Pantau - Pencabutan 2.051 Izin Usaha Pertambangan (IUP) sejak tahun 2022 melalui Surat Keputusan (SK) yang dikeluarkan oleh Menteri Investasi/Kepala BKPM Bahlil Lahadalia berbuntut tanda tanya dari Komisi VII Dewan Perwakilan Rakyat (DPR).
Sebelumnya, IUP yang dicabut tersebut bahkan sempat berada pada jumlah 2.078. Padahal, sebagaimana keterangan tertulis yang diterima di Jakarta, Rabu (20/3/2024), dalam UU Minerba (Mineral dan Batubara) No. 3 Tahun 2020, Pasal 116 tercantum, yang melakukan pencabutan IUP adalah menteri yang terkait dengan pertambangan Minerba bukan menteri investasi.
"Kita baca halaman 1 ini ya. Apabila terdapat perbedaan jumlah data pencabutan IUP antara Dirjen Minerba dengan BKPM dimungkinkan adanya pencabutan IUP oleh Menteri Investasi/Kepala BKPM yang tidak atau belum dikirim tembusan ke Dirjen Minerba. Ini kalau kita baca sangat jelas, kewenangan pencabutan sepertinya ada di tangan Menteri Investasi," ungkap Mulyanto, Anggota Komisi VII saat Rapat Kerja dengan Menteri ESDM, Arifin Tasrif di ruang rapat Komisi VII DPR, Senayan, Jakarta, Selasa (19/3/2024).
Oleh karena itu, menurut Politisi Fraksi PKS ini, secara kasat mata terjadi maladministrasi tata kelola, bad government di mana pemerintahan yang tidak baik menempatkan aktor atau pelaku Undang-undang ini.
Sebelumnya, saat rapat dengar pendapat dengan Dirjen Minerba, anggota Komisi VII DPR, Abdul Kadir Karding juga mempertanyakan hal serupa. Karding meminta pejelasan, apakah betul kewenangan pencabutan IUP terutama Minerba itu ada di Kepala BKPM.
“Apakah betul BKPM berjalan sendiri tanpa rekomendasi dari Kementerian ESDM?” tanyanya.

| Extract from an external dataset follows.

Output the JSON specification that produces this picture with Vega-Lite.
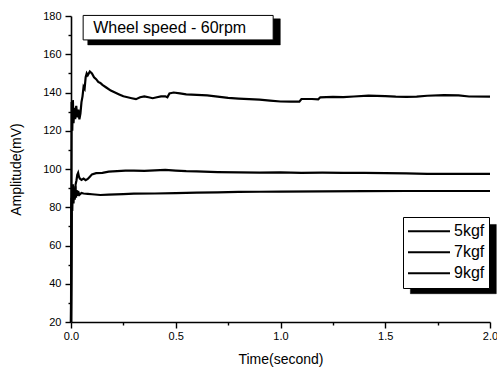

Dalam rapat kerja Komisi VII DPR RI dengan Menteri ESDM, Arifin menjelaskan, dalam Pasal 191 UU Minerba Nomor 3 Tahun 2020 dijelaskan, pertambangan IUP dan IUPK dapat dicabut oleh Menteri, jika tidak memenuhi kewajiban yang ditetapkan dalam IUP & IUPK serta ketentuan dalam peraturan perundang-undangan.
Dilanjutkannya, pemegang IUP atau IUPK tersebut melakukan tindak pidana sebagaimana dimaksud dalam UU yang berujung pada kepailitan. Lalu, pemegang IUP & IUPK tidak melaporkan Rencana Kerja dan Anggaran Biaya (RKAB) tahunan.
"Bila tidak dilaksanakan dianggap tidak berkegiatan dan sanksi administrasi berupa pencabutan izin," ungkap Arifin dalam Rapat Kerja (Raker) bersama Komisi VII DPR.
Terkait BKPM, Arifin mengungkapkan, BKPM mendapatkan mandat pencabutan pada Januari - November tahun 2022. Namun dalam proses pencabutan tersebut, pemerintah memberikan ruang pengajuan keberatan kepada pengusaha tambang atas pencabutan IUP tersebut.
"Dengan catatan perusahaan menyampaikan data pendukung yang cukup dengan mekanisme yang ada oleh Satgas penataan investasi. Beberapa perusahaan dibatalkan pencabutannya karena memenuhi persyaratan tersebut," ungkapnya.
Lantaran itu, hingga 14 Maret 2024 sebanyak 585 IUP telah dibatalkan pencabutannya oleh BKPM, yang terdiri dari 499 IUP mineral, 86 IUP batu bara. Dari jumlah tersebut baru 469 IUP yang masuk dalam sistem minerba one data Indonesia (MODI).
Sisanya, sebanyak 4 IUP proses masuk dan 112 belum bisa masuk MODI karena masih memiliki kewajiban pembayaran PNBP.